Patti Blagojevich on the 2009 season of NBC's I'm a Celebrity ... Get Me Out of Here!
Patti Blagojevich on the 2009 season of NBC’s I’m a Celebrity … Get Me Out of Here!

I was reading a first-rate profile of Patti Blagojevich in Illinois Issues when I came upon this nugget: In 1983, Patti left home for the University of Illinois in Urbana-Champaign to major in economics on a legislative scholarship.”

Patti’s father, Richard Mell, was then and remains today the clout-heavy alderman of the 33rd Ward. How lovely that some nice member of our General Assembly gave the Alderman’s daughter a free ride at the state’s top university. The Mells didn’t need the taxpayers to cover Patti’s tuition. Mell proudly told me when I interviewed him in 2003 for a profile of Rod Blagojevich (the man Patti would marry seven years later) that his late wife Margaret had turned the family spring business, R.F. Mell Spring and Manufacturing Co., into quite a successful operation. One of my sources told me that the company, which supplied springs to automakers, had made the Mells millionaires.

Kristy Kennedy, who wrote the Patti profile, told me she tried to discover the identity of the generous-with-our-tax-dollars legislator who gave Patti the scholarship. (Scholarship is a misnomer; these are tuition waivers that require the increasingly poor universities to charge no tuition.) When Kennedy interviewed Mell, he confirmed the gift, but he did not reveal the benefactor’s name. A spokesman for the State Board of Education told Kennedy that it would be too time-consuming to research the case unless she could supply the lawmaker’s name. Back then, “most of the records [weren’t] computerized,” Kennedy told me. (My call to Mell was not returned by post time; the Blagojevich family lawyer, Sheldon Sorosky, said he would relay my interview request to Patti, but no response yet.)

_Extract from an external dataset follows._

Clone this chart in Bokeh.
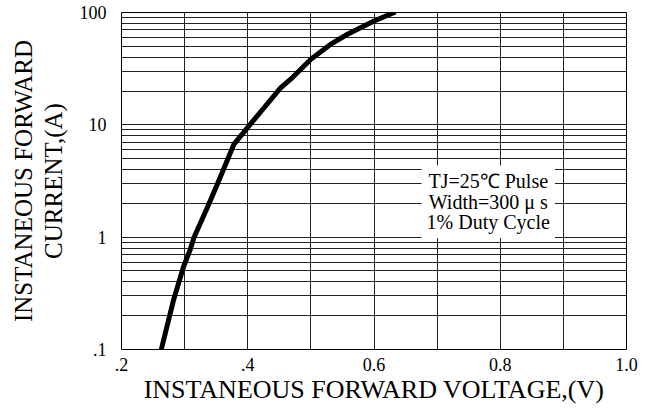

Scholarships—oops, waivers—like the one that benefited the Mells, received a new round of scrutiny and ridicule from editorial writers and good government types in the wake of last year’s nauseating U of I admission scandal uncovered by the Chicago Tribune. Pressure has never been higher to abolish the perk that allows every legislator two four-year tuition waivers to the U of I and other state universities.

In March, the House voted to abolish, but then backtracked and passed a limp bill concocted/choreographed by Senate president John Cullerton. A Tribune editorial beseeched Governor Pat Quinn to veto the bill and to demand that the General Assembly kill this absurd affront to taxpayers. 

For Andy Shaw, Executive Director of the Better Government Association, there is no gray in this picture; he says legislative scholarships should be abolished. "If lawmakers want to help their friends, relatives and political supporters go to college,” Shaw wrote me in an e-mail, “they should be paying for tuition or handing out scholarships from their campaign funds or their personal bank accounts—not with our tax dollars.”